WHAT THE TASK REQUIRES: Print all entries precisely as they are written.

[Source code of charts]
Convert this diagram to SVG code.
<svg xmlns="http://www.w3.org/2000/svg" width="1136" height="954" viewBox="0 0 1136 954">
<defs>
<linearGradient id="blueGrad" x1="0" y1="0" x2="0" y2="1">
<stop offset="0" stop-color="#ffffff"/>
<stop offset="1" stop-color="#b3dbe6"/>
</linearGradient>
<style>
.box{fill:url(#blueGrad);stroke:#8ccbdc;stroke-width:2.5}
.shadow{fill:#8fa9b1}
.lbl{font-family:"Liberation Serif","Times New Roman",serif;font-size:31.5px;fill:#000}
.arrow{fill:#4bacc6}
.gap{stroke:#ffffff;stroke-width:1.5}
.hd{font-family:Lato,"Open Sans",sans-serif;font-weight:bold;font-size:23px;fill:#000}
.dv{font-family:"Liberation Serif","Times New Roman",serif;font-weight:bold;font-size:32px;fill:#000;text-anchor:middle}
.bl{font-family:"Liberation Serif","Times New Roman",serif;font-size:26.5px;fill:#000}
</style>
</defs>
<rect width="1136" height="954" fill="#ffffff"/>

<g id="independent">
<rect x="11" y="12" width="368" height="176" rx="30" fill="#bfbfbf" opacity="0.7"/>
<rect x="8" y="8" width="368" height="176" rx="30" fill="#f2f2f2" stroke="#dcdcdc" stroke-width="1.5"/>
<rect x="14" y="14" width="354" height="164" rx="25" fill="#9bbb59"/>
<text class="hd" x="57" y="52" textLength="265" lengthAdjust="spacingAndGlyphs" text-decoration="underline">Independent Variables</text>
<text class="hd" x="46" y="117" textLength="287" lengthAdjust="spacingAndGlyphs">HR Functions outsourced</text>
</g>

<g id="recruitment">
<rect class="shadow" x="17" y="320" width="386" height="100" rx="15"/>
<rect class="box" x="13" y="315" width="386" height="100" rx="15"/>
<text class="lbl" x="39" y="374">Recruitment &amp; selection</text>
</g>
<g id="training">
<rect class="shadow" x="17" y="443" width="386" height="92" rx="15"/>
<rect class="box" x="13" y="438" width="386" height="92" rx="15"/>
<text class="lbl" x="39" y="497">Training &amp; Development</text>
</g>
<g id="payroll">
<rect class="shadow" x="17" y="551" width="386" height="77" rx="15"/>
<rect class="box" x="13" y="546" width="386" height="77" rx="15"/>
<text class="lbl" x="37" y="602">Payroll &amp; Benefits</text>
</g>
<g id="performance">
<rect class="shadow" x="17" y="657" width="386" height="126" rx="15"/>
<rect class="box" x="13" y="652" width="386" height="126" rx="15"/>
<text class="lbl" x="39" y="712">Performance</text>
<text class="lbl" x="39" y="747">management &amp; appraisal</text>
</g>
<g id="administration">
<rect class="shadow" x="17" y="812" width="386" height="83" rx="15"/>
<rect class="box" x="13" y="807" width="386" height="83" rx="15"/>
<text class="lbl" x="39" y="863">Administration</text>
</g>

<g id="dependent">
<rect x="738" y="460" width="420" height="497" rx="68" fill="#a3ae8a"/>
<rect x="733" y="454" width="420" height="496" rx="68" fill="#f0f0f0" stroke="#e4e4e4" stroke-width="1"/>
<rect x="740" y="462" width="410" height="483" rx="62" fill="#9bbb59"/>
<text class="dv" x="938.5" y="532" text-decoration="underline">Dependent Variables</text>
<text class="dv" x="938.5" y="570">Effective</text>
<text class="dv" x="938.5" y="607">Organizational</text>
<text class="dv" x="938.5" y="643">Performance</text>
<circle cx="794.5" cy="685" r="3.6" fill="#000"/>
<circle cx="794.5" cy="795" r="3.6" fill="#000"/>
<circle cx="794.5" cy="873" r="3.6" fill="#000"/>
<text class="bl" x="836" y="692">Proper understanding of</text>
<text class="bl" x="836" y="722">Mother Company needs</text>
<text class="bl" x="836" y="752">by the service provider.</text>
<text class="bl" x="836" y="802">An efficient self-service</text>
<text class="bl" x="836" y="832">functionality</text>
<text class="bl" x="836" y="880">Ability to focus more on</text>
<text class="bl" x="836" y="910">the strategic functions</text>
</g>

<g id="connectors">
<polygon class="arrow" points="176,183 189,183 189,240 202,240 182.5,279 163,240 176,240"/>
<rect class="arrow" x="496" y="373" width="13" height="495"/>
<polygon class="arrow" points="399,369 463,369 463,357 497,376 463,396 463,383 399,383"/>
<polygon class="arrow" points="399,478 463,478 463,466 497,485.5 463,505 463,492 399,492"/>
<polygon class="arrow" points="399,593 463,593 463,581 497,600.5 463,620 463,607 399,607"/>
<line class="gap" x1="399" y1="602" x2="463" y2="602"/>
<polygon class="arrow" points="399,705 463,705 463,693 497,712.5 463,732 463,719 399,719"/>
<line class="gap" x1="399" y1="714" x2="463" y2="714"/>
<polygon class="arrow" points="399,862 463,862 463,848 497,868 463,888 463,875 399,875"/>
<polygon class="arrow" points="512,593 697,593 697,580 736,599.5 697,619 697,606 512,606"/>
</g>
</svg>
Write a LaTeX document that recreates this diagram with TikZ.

FINAL RESULT:
Convert this diagram to SVG code.
<svg xmlns="http://www.w3.org/2000/svg" width="1136" height="954" viewBox="0 0 1136 954">
<defs>
<linearGradient id="blueGrad" x1="0" y1="0" x2="0" y2="1">
<stop offset="0" stop-color="#ffffff"/>
<stop offset="1" stop-color="#b3dbe6"/>
</linearGradient>
<style>
.box{fill:url(#blueGrad);stroke:#8ccbdc;stroke-width:2.5}
.shadow{fill:#8fa9b1}
.lbl{font-family:"Liberation Serif","Times New Roman",serif;font-size:31.5px;fill:#000}
.arrow{fill:#4bacc6}
.gap{stroke:#ffffff;stroke-width:1.5}
.hd{font-family:Lato,"Open Sans",sans-serif;font-weight:bold;font-size:23px;fill:#000}
.dv{font-family:"Liberation Serif","Times New Roman",serif;font-weight:bold;font-size:32px;fill:#000;text-anchor:middle}
.bl{font-family:"Liberation Serif","Times New Roman",serif;font-size:26.5px;fill:#000}
</style>
</defs>
<rect width="1136" height="954" fill="#ffffff"/>

<g id="independent">
<rect x="11" y="12" width="368" height="176" rx="30" fill="#bfbfbf" opacity="0.7"/>
<rect x="8" y="8" width="368" height="176" rx="30" fill="#f2f2f2" stroke="#dcdcdc" stroke-width="1.5"/>
<rect x="14" y="14" width="354" height="164" rx="25" fill="#9bbb59"/>
<text class="hd" x="57" y="52" textLength="265" lengthAdjust="spacingAndGlyphs" text-decoration="underline">Independent Variables</text>
<text class="hd" x="46" y="117" textLength="287" lengthAdjust="spacingAndGlyphs">HR Functions outsourced</text>
</g>

<g id="recruitment">
<rect class="shadow" x="17" y="320" width="386" height="100" rx="15"/>
<rect class="box" x="13" y="315" width="386" height="100" rx="15"/>
<text class="lbl" x="39" y="374">Recruitment &amp; selection</text>
</g>
<g id="training">
<rect class="shadow" x="17" y="443" width="386" height="92" rx="15"/>
<rect class="box" x="13" y="438" width="386" height="92" rx="15"/>
<text class="lbl" x="39" y="497">Training &amp; Development</text>
</g>
<g id="payroll">
<rect class="shadow" x="17" y="551" width="386" height="77" rx="15"/>
<rect class="box" x="13" y="546" width="386" height="77" rx="15"/>
<text class="lbl" x="37" y="602">Payroll &amp; Benefits</text>
</g>
<g id="performance">
<rect class="shadow" x="17" y="657" width="386" height="126" rx="15"/>
<rect class="box" x="13" y="652" width="386" height="126" rx="15"/>
<text class="lbl" x="39" y="712">Performance</text>
<text class="lbl" x="39" y="747">management &amp; appraisal</text>
</g>
<g id="administration">
<rect class="shadow" x="17" y="812" width="386" height="83" rx="15"/>
<rect class="box" x="13" y="807" width="386" height="83" rx="15"/>
<text class="lbl" x="39" y="863">Administration</text>
</g>

<g id="dependent">
<rect x="738" y="460" width="420" height="497" rx="68" fill="#a3ae8a"/>
<rect x="733" y="454" width="420" height="496" rx="68" fill="#f0f0f0" stroke="#e4e4e4" stroke-width="1"/>
<rect x="740" y="462" width="410" height="483" rx="62" fill="#9bbb59"/>
<text class="dv" x="938.5" y="532" text-decoration="underline">Dependent Variables</text>
<text class="dv" x="938.5" y="570">Effective</text>
<text class="dv" x="938.5" y="607">Organizational</text>
<text class="dv" x="938.5" y="643">Performance</text>
<circle cx="794.5" cy="685" r="3.6" fill="#000"/>
<circle cx="794.5" cy="795" r="3.6" fill="#000"/>
<circle cx="794.5" cy="873" r="3.6" fill="#000"/>
<text class="bl" x="836" y="692">Proper understanding of</text>
<text class="bl" x="836" y="722">Mother Company needs</text>
<text class="bl" x="836" y="752">by the service provider.</text>
<text class="bl" x="836" y="802">An efficient self-service</text>
<text class="bl" x="836" y="832">functionality</text>
<text class="bl" x="836" y="880">Ability to focus more on</text>
<text class="bl" x="836" y="910">the strategic functions</text>
</g>

<g id="connectors">
<polygon class="arrow" points="176,183 189,183 189,240 202,240 182.5,279 163,240 176,240"/>
<rect class="arrow" x="496" y="373" width="13" height="495"/>
<polygon class="arrow" points="399,369 463,369 463,357 497,376 463,396 463,383 399,383"/>
<polygon class="arrow" points="399,478 463,478 463,466 497,485.5 463,505 463,492 399,492"/>
<polygon class="arrow" points="399,593 463,593 463,581 497,600.5 463,620 463,607 399,607"/>
<line class="gap" x1="399" y1="602" x2="463" y2="602"/>
<polygon class="arrow" points="399,705 463,705 463,693 497,712.5 463,732 463,719 399,719"/>
<line class="gap" x1="399" y1="714" x2="463" y2="714"/>
<polygon class="arrow" points="399,862 463,862 463,848 497,868 463,888 463,875 399,875"/>
<polygon class="arrow" points="512,593 697,593 697,580 736,599.5 697,619 697,606 512,606"/>
</g>
</svg>
Write a LaTeX document that recreates this diagram with TikZ.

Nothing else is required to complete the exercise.